Mathias RICHARD, syn‑t.ext, ou l’art de la compression
Voici un livre que je devais rencontrer. C’est par l'entremise de la poète Tristan Felix que j’en entendis parler pour la première fois ; elle m’avait envoyé un lien qui montrait que ce livre de Mathias Richard partait à peu près du même postulat que moi dans mon (L)ivre de papier (éd. Tinbad, 2016) : puisque, volens nonlens, les romans-romans ne sont plus que vieilles anecdotes et vaines photocopies du réel, mieux vaut (essayer de) produire du neuf en montant une grande masse de textes déjà existants, en les compressant, comme dans le cinéma expérimental dit de found footage. Comme chez Brion Gysin et ses cut-ups. La véridiction doit me faire avouer que mon premier sentiment fut de rejet, à cause justement de cette trop grande proximité formelle. J’avais tort : dès que j’eus ouvert ce livre, je dus me rendre à cette évidence : nos résultats esthétiques sont fort éloignés – ouf ! De mon côté, un vaste montage idéogrammatique de plusieurs milliers d’années d’écriture où tout s’enchaîne et se transforme dans un vaste paragramme déponctué ; du côté de chez Mathias Richard, un effort de compression et de concentration d’informations avant tout contemporaines du siècle 2.0. Un grande coulée all over versus une écriture très fragmentée et chaotique. Très vite, me voici « rassuré » : autant d’êtres humains sur terre, autant d’écritures intertextuelles.
Mais commençons.
La quatrième de couverture du livre annonce la couleur : « Tout est démontable et remontable d’une autre manière. » Et aussi : « Recevoir : - toutes les influences :: - toutes les pensées :: - toutes les idées. » Si on déroule le livre à l’envers (après tout, ce type de construction textuelle s’y prête bien : il n’y a bien sûr pas de narration, linéaire ou pas), on trouve très vite son « mode d’emploi » : « Un syntexte (ou texte synthétique) est un texte compressé comme un format .zip : un texte court fait à partir de grandes masses de texte. Un format de sens-langage concentré […] Des textes sont récoltés/écrits pendant des mois, puis radicalement coupés. » Seules importent à l’auteur les « associations de sens qui se créent entre elles ». « Cela crée des constellations », disait le grand Walter Benjamin. « Plus les rapports des deux réalités rapprochées seront lointains et justes, plus l’image sera forte », entend-t-on souvent dans les films de Godard. Il est fortement recommandé d’être dans « un état de légère transe épiphanique ». (Tiens ! Joyce !…)

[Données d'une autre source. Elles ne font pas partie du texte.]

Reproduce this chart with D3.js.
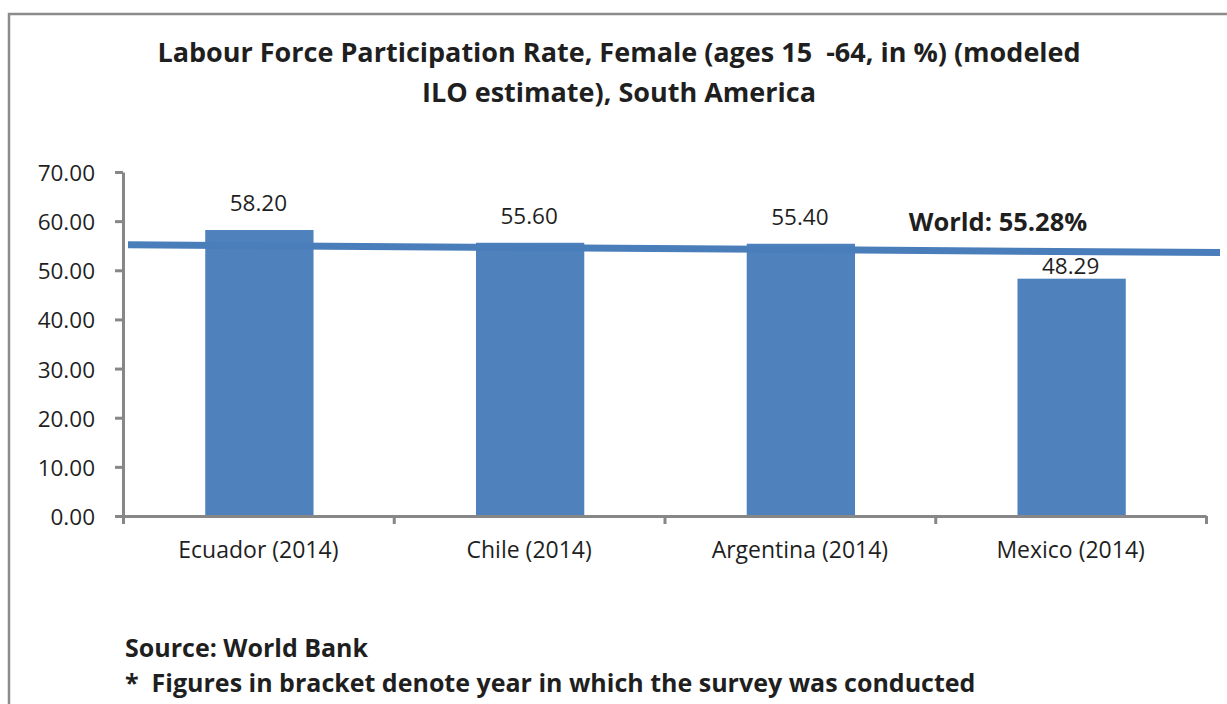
<!DOCTYPE html>
<html>
<head>
<meta charset="utf-8">
<script src="https://cdn.jsdelivr.net/npm/d3@7"></script>
<style>
  body { margin: 0; background: #fff; }
  svg { display: block; font-family: "Open Sans", "Noto Sans", sans-serif; }
  text { white-space: pre; fill: #1f1f1f; }
</style>
</head>
<body>
<svg id="chart"></svg>
<script>
// data
const countries = ["Ecuador (2014)", "Chile (2014)", "Argentina (2014)", "Mexico (2014)"]
const rates = [58.20, 55.60, 55.40, 48.29]
const yTicks = [0, 10, 20, 30, 40, 50, 60, 70]
const worldLine = [55.2, 53.6]   // hand-drawn world average line, left end / right end
const worldLabel = "World: 55.28%"
const titleLines = ["Labour Force Participation Rate, Female (ages 15  -64, in %) (modeled", "ILO estimate), South America"]
const notes = ["Source: World Bank", "*  Figures in bracket denote year in which the survey was conducted"]

const W = 1227, H = 704
const plotLeft = 123, plotRight = 1206, plotTop = 172, plotBottom = 516
const axisGray = "#878787"
const barBlue = "#4f81bd"
const lineBlue = "#4a7ebb"

const svg = d3.select("#chart")
    .attr("width", W)
    .attr("height", H)

// frame
svg.append("rect")
    .attr("x", 9).attr("y", 14)
    .attr("width", W + 20).attr("height", H + 20)
    .attr("fill", "none")
    .attr("stroke", "#8c8c8c")
    .attr("stroke-width", 2.5)

// title
svg.append("g").selectAll("text")
    .data(titleLines)
    .join("text")
    .attr("x", 619)
    .attr("y", (d, i) => 62 + i * 40)
    .attr("text-anchor", "middle")
    .style("font-weight", "bold")
    .style("font-size", "27px")
    .text(d => d)

const x = d3.scaleBand()
    .domain(countries)
    .range([plotLeft, plotRight])
    .paddingInner(0.6)
    .paddingOuter(0.3)

const y = d3.scaleLinear()
    .domain([0, 70])
    .range([plotBottom, plotTop])

// y axis
const yAxis = d3.axisLeft(y)
    .tickValues(yTicks)
    .tickFormat(d3.format(".2f"))
    .tickSize(8)
    .tickSizeOuter(0)
    .tickPadding(20)

const gy = svg.append("g")
    .attr("transform", `translate(${plotLeft},0)`)
    .call(yAxis)
gy.select(".domain").attr("stroke", axisGray).attr("stroke-width", 3)
gy.selectAll(".tick line").attr("stroke", axisGray).attr("stroke-width", 3)
gy.selectAll(".tick text")
    .attr("dy", "0.38em")
    .style("font-size", "22.5px")
    .style("font-family", "'Open Sans', sans-serif")
    .attr("fill", "#1f1f1f")

// bars
svg.append("g").selectAll("rect")
    .data(rates)
    .join("rect")
    .attr("x", (d, i) => x(countries[i]) + 1)
    .attr("y", d => y(d))
    .attr("width", x.bandwidth())
    .attr("height", d => y(0) - y(d))
    .attr("fill", barBlue)

// x axis: boundary ticks between categories
const xb = d3.scaleLinear().domain([0, countries.length]).range([plotLeft, plotRight])
const gx = svg.append("g")
    .attr("transform", `translate(0,${plotBottom})`)
    .call(d3.axisBottom(xb).ticks(countries.length).tickSize(8).tickSizeOuter(0).tickFormat(""))
gx.select(".domain").attr("stroke", axisGray).attr("stroke-width", 3)
gx.selectAll(".tick line").attr("stroke", axisGray).attr("stroke-width", 3)

// category labels
const gl = svg.append("g")
    .attr("transform", `translate(0,${plotBottom})`)
    .call(d3.axisBottom(x).tickSize(0).tickPadding(26))
gl.select(".domain").remove()
gl.selectAll(".tick text")
    .style("font-size", "23px")
    .style("font-family", "'Open Sans', sans-serif")
    .attr("fill", "#1f1f1f")

// world average line
const xw = d3.scaleLinear().domain([0, worldLine.length - 1]).range([plotLeft + 5, plotRight + 14])
const worldPath = d3.line()
    .x((d, i) => xw(i))
    .y(d => y(d))

svg.append("path")
    .datum(worldLine)
    .attr("d", worldPath)
    .attr("fill", "none")
    .attr("stroke", lineBlue)
    .attr("stroke-width", 7)

const worldAt = px => {
    const t = (px - xw(0)) / (xw(1) - xw(0))
    return y(worldLine[0] + t * (worldLine[1] - worldLine[0]))
}

svg.append("text")
    .attr("x", 998)
    .attr("y", worldAt(998) - 20)
    .attr("text-anchor", "middle")
    .style("font-weight", "bold")
    .style("font-size", "25.5px")
    .text(worldLabel)

// value labels, pulled down onto the bar when they would hit the world line
svg.append("g").selectAll("text")
    .data(rates)
    .join("text")
    .attr("x", (d, i) => x(countries[i]) + x.bandwidth() / 2)
    .attr("y", (d, i) => {
        const cx = x(countries[i]) + x.bandwidth() / 2
        const ly = y(d) - 19
        return (ly > worldAt(cx) - 4) ? y(d) - 5 : ly
    })
    .attr("text-anchor", "middle")
    .style("font-size", "22.5px")
    .text(d => d3.format(".2f")(d))

// notes
svg.append("g").selectAll("text")
    .data(notes)
    .join("text")
    .attr("x", 125)
    .attr("y", (d, i) => 657 + i * 35)
    .style("font-weight", "bold")
    .style("font-size", "25px")
    .text(d => d)
</script>
</body>
</html>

Allons-z-y voir : « But : interférer directement avec les activités corticales aberrantes. / Ces mots font partie d’un kit anti-suicide. / Il est interdit d’embrasser les statues. » Très vite, on se dit cette chose : syn-t.ext, sous un titre un peu geek, est en fait une très violente charge contre la pensée unique du siècle des technologies de l’information ; c’est le Bouvard et Pécuchet du siècle 2.0 : une succession vertigineuse de tous les clichés qu’on peut lire quand on se ballade sur des forums de discussion en ligne ou quand on ouvre un magazine « scientifique » d’aujourd’hui. Dès les premières pages du livre, on trouve ceci : « Ta mère est un garçon » ; « 72 humains sur 100 se croient dans un film / 17 humains sur 100 se croient dans un vidéoclip / 3 humains sur 100 se croient dans un jeu vidéo » ; « Mon anus dispose maintenant d’une entrée vidéo. Avec un adaptateur TNT, je peux être utilisé comme téléviseur d’appoint. » Le monde mutant et inquiétant du cinéma de David Cronenberg n’est pas loin ; rappelez-vous de Videodrome ou d’eXistenZ… D’ailleurs, on peut dire que Richard procède à la manière d’un cinéaste : il prélève dans le réel (fût-il le plus virtuel…) des fragments du monde devenu intégralement informationnel, morceaux qu’il monte ensuite, par collure, avec tout un tas de petits artifices de ponctuation : slashs, tirets, points de suspension, deux points doubles, doubles barres verticales, flèches, etc. etc. La quatrième de couverture nous mettait sur cette piste : « Suis une fenêtre, une caméra autonome. » Cette caméra est l’œil de Richard : il « voit des systèmes, des constructions » (plus ou moins aberrants). C’est dans les collures que sourd le sens-langage du livre, comme dans le grand cinéma de montage.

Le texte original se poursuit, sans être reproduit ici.